→ Problem: Across all the lines below, how many contain the string "chart"? Please reply with the number only.

→ Data shown:
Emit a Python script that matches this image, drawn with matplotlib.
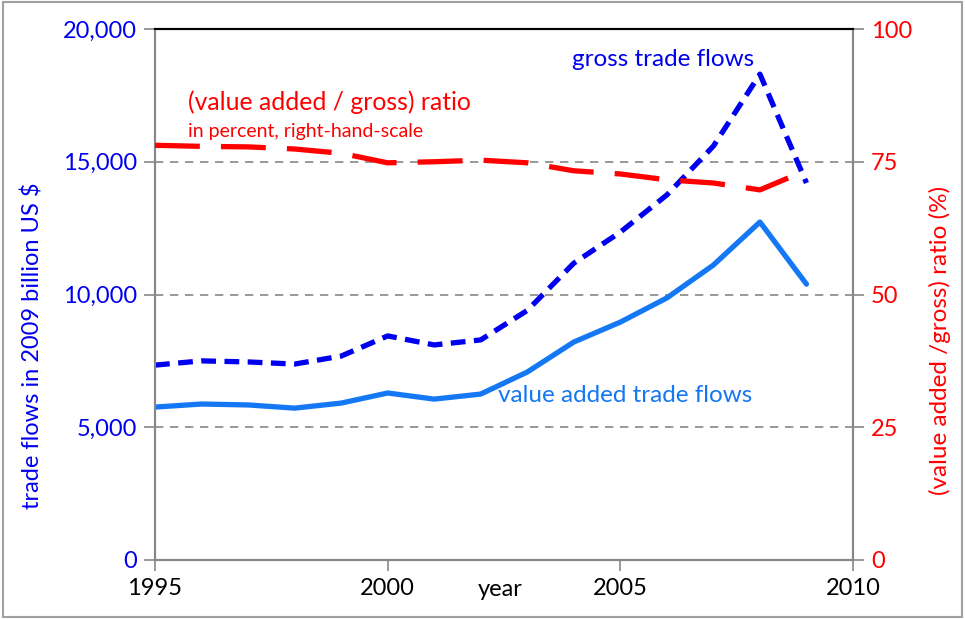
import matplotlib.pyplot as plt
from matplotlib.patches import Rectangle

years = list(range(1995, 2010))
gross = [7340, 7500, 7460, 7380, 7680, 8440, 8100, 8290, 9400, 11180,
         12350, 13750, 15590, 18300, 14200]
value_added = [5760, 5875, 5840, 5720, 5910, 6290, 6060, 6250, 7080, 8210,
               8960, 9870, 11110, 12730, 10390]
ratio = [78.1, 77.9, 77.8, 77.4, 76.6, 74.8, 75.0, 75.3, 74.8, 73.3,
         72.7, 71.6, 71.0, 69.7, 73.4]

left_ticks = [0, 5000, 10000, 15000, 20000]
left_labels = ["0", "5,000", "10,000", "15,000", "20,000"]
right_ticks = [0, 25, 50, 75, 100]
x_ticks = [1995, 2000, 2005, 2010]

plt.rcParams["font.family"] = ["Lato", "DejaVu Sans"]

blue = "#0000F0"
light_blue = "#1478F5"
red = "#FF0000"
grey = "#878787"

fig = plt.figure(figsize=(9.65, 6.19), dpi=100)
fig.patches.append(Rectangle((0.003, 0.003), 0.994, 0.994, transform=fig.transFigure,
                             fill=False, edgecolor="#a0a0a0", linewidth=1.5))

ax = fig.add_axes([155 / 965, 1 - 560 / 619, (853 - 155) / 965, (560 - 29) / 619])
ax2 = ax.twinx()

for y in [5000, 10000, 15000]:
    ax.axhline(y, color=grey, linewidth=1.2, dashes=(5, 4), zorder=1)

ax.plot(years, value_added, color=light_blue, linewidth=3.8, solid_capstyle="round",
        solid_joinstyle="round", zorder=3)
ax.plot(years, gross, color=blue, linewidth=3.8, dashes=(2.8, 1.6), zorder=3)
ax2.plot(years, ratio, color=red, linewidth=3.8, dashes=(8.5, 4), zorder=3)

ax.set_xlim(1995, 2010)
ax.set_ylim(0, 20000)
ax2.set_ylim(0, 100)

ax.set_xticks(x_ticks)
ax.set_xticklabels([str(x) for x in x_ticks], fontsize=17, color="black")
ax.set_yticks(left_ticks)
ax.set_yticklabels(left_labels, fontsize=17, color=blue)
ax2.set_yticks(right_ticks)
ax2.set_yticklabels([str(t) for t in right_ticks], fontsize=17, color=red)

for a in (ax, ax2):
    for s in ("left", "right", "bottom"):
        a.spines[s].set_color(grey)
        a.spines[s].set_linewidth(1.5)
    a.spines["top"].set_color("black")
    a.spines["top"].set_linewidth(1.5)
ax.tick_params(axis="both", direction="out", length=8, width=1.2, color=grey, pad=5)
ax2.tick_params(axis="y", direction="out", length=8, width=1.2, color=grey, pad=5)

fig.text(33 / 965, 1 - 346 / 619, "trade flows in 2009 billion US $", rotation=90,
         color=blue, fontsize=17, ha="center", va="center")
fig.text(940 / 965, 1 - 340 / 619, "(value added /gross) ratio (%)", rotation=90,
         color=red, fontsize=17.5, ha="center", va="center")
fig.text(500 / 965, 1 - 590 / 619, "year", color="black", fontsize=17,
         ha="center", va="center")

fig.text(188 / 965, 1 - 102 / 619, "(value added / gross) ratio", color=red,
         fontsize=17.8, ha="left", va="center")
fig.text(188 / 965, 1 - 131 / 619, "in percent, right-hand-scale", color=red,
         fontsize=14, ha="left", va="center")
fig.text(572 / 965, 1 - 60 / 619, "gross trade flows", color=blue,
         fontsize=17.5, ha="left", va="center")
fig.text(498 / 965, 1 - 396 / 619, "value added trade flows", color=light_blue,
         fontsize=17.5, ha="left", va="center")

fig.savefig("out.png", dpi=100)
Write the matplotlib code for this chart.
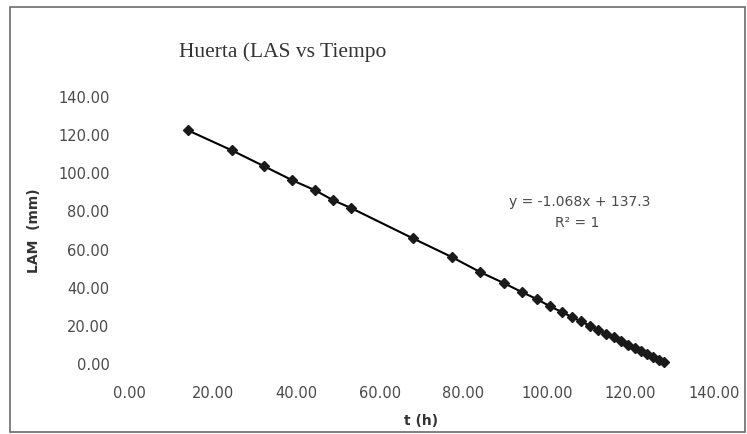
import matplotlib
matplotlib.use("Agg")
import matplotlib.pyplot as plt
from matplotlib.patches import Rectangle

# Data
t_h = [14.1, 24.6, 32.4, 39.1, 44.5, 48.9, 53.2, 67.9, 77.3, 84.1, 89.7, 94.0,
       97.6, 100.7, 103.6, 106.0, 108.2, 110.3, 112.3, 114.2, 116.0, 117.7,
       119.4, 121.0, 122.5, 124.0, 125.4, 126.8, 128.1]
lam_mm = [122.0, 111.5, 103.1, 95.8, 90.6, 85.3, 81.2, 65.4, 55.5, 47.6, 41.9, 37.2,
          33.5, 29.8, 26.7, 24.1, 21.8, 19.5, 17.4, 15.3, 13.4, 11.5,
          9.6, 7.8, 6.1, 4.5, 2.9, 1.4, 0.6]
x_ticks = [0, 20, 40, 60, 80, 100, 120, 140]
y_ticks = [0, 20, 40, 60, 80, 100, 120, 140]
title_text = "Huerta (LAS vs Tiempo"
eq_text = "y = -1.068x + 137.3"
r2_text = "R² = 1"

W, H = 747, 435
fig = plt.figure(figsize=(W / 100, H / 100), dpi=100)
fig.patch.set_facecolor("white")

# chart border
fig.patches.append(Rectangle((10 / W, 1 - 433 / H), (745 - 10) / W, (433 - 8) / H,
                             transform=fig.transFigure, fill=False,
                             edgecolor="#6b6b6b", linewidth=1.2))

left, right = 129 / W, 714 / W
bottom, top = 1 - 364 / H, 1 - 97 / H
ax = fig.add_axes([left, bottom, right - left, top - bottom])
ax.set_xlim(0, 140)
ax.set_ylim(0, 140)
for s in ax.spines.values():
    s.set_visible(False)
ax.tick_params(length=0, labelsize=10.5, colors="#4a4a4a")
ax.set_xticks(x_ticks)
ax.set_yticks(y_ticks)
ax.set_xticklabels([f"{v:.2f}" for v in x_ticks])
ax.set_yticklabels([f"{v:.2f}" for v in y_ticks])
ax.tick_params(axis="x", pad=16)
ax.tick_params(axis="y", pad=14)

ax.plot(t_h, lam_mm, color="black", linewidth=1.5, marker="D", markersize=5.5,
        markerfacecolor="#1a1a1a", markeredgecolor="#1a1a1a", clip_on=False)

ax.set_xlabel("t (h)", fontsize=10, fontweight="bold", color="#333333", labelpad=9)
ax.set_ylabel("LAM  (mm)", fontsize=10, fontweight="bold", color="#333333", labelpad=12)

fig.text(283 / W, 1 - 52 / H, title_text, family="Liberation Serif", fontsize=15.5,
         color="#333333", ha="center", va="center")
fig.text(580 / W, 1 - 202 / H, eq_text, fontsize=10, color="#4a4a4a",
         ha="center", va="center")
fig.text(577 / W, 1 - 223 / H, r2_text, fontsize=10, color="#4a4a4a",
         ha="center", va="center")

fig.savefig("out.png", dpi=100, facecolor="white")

→ Problem solution: 2